### [DESCRIPTION OF THE TASK]
Reproduce the data exactly and drop any pictures it holds.

### [SOURCE MATERIAL]

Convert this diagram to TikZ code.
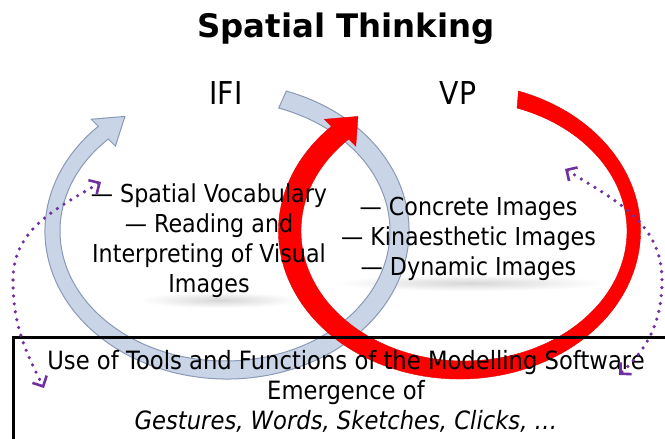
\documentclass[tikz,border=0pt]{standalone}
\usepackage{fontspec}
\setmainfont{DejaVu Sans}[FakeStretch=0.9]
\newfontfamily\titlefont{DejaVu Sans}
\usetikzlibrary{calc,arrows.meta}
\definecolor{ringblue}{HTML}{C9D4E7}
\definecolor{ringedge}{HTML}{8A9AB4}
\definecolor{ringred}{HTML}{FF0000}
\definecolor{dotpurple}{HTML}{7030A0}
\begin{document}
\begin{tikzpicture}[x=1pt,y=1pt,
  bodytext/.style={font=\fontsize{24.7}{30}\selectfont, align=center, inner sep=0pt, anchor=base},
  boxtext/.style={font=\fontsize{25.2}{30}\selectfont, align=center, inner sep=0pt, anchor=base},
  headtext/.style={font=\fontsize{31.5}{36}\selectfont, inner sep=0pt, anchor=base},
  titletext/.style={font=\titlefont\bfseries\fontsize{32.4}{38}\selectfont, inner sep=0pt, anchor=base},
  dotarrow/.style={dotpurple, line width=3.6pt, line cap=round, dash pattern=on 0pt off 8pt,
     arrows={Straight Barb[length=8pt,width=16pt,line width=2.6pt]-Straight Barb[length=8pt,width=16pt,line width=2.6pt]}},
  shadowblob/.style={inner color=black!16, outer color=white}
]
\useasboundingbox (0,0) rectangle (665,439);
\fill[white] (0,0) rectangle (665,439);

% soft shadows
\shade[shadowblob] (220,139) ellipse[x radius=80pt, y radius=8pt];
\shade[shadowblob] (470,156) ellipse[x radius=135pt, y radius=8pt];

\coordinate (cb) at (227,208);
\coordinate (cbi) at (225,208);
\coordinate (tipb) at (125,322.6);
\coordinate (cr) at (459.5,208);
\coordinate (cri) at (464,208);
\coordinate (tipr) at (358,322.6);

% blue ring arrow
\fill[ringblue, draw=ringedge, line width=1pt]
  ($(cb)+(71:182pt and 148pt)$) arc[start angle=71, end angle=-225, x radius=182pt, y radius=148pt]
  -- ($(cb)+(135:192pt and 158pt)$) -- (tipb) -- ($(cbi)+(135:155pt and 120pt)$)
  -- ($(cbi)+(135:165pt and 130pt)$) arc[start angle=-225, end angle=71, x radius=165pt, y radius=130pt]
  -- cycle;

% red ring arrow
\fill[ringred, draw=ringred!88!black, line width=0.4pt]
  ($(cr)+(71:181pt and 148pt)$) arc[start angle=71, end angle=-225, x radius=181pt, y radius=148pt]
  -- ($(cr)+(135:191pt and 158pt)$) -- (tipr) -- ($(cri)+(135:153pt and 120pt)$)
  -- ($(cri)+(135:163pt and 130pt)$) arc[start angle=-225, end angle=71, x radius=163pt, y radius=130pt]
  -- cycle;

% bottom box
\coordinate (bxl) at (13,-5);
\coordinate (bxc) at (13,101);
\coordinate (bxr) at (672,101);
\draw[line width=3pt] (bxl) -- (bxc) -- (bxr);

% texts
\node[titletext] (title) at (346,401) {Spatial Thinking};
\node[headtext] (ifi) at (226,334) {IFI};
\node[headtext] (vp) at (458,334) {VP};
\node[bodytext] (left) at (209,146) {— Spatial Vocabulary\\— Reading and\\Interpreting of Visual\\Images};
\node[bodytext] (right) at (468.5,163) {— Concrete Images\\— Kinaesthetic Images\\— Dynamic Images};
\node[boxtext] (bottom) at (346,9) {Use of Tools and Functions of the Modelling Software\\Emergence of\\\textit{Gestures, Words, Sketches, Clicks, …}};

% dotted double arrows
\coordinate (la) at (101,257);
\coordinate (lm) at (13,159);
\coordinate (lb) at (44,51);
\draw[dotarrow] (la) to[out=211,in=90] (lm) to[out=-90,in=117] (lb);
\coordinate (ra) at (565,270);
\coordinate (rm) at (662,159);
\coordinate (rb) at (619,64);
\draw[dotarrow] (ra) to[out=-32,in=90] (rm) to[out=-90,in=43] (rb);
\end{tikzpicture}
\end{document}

### [RESULT OF THIS TASK]
Convert this diagram to TikZ code.
\documentclass[tikz,border=0pt]{standalone}
\usepackage{fontspec}
\setmainfont{DejaVu Sans}[FakeStretch=0.9]
\newfontfamily\titlefont{DejaVu Sans}
\usetikzlibrary{calc,arrows.meta}
\definecolor{ringblue}{HTML}{C9D4E7}
\definecolor{ringedge}{HTML}{8A9AB4}
\definecolor{ringred}{HTML}{FF0000}
\definecolor{dotpurple}{HTML}{7030A0}
\begin{document}
\begin{tikzpicture}[x=1pt,y=1pt,
  bodytext/.style={font=\fontsize{24.7}{30}\selectfont, align=center, inner sep=0pt, anchor=base},
  boxtext/.style={font=\fontsize{25.2}{30}\selectfont, align=center, inner sep=0pt, anchor=base},
  headtext/.style={font=\fontsize{31.5}{36}\selectfont, inner sep=0pt, anchor=base},
  titletext/.style={font=\titlefont\bfseries\fontsize{32.4}{38}\selectfont, inner sep=0pt, anchor=base},
  dotarrow/.style={dotpurple, line width=3.6pt, line cap=round, dash pattern=on 0pt off 8pt,
     arrows={Straight Barb[length=8pt,width=16pt,line width=2.6pt]-Straight Barb[length=8pt,width=16pt,line width=2.6pt]}},
  shadowblob/.style={inner color=black!16, outer color=white}
]
\useasboundingbox (0,0) rectangle (665,439);
\fill[white] (0,0) rectangle (665,439);

% soft shadows
\shade[shadowblob] (220,139) ellipse[x radius=80pt, y radius=8pt];
\shade[shadowblob] (470,156) ellipse[x radius=135pt, y radius=8pt];

\coordinate (cb) at (227,208);
\coordinate (cbi) at (225,208);
\coordinate (tipb) at (125,322.6);
\coordinate (cr) at (459.5,208);
\coordinate (cri) at (464,208);
\coordinate (tipr) at (358,322.6);

% blue ring arrow
\fill[ringblue, draw=ringedge, line width=1pt]
  ($(cb)+(71:182pt and 148pt)$) arc[start angle=71, end angle=-225, x radius=182pt, y radius=148pt]
  -- ($(cb)+(135:192pt and 158pt)$) -- (tipb) -- ($(cbi)+(135:155pt and 120pt)$)
  -- ($(cbi)+(135:165pt and 130pt)$) arc[start angle=-225, end angle=71, x radius=165pt, y radius=130pt]
  -- cycle;

% red ring arrow
\fill[ringred, draw=ringred!88!black, line width=0.4pt]
  ($(cr)+(71:181pt and 148pt)$) arc[start angle=71, end angle=-225, x radius=181pt, y radius=148pt]
  -- ($(cr)+(135:191pt and 158pt)$) -- (tipr) -- ($(cri)+(135:153pt and 120pt)$)
  -- ($(cri)+(135:163pt and 130pt)$) arc[start angle=-225, end angle=71, x radius=163pt, y radius=130pt]
  -- cycle;

% bottom box
\coordinate (bxl) at (13,-5);
\coordinate (bxc) at (13,101);
\coordinate (bxr) at (672,101);
\draw[line width=3pt] (bxl) -- (bxc) -- (bxr);

% texts
\node[titletext] (title) at (346,401) {Spatial Thinking};
\node[headtext] (ifi) at (226,334) {IFI};
\node[headtext] (vp) at (458,334) {VP};
\node[bodytext] (left) at (209,146) {— Spatial Vocabulary\\— Reading and\\Interpreting of Visual\\Images};
\node[bodytext] (right) at (468.5,163) {— Concrete Images\\— Kinaesthetic Images\\— Dynamic Images};
\node[boxtext] (bottom) at (346,9) {Use of Tools and Functions of the Modelling Software\\Emergence of\\\textit{Gestures, Words, Sketches, Clicks, …}};

% dotted double arrows
\coordinate (la) at (101,257);
\coordinate (lm) at (13,159);
\coordinate (lb) at (44,51);
\draw[dotarrow] (la) to[out=211,in=90] (lm) to[out=-90,in=117] (lb);
\coordinate (ra) at (565,270);
\coordinate (rm) at (662,159);
\coordinate (rb) at (619,64);
\draw[dotarrow] (ra) to[out=-32,in=90] (rm) to[out=-90,in=43] (rb);
\end{tikzpicture}
\end{document}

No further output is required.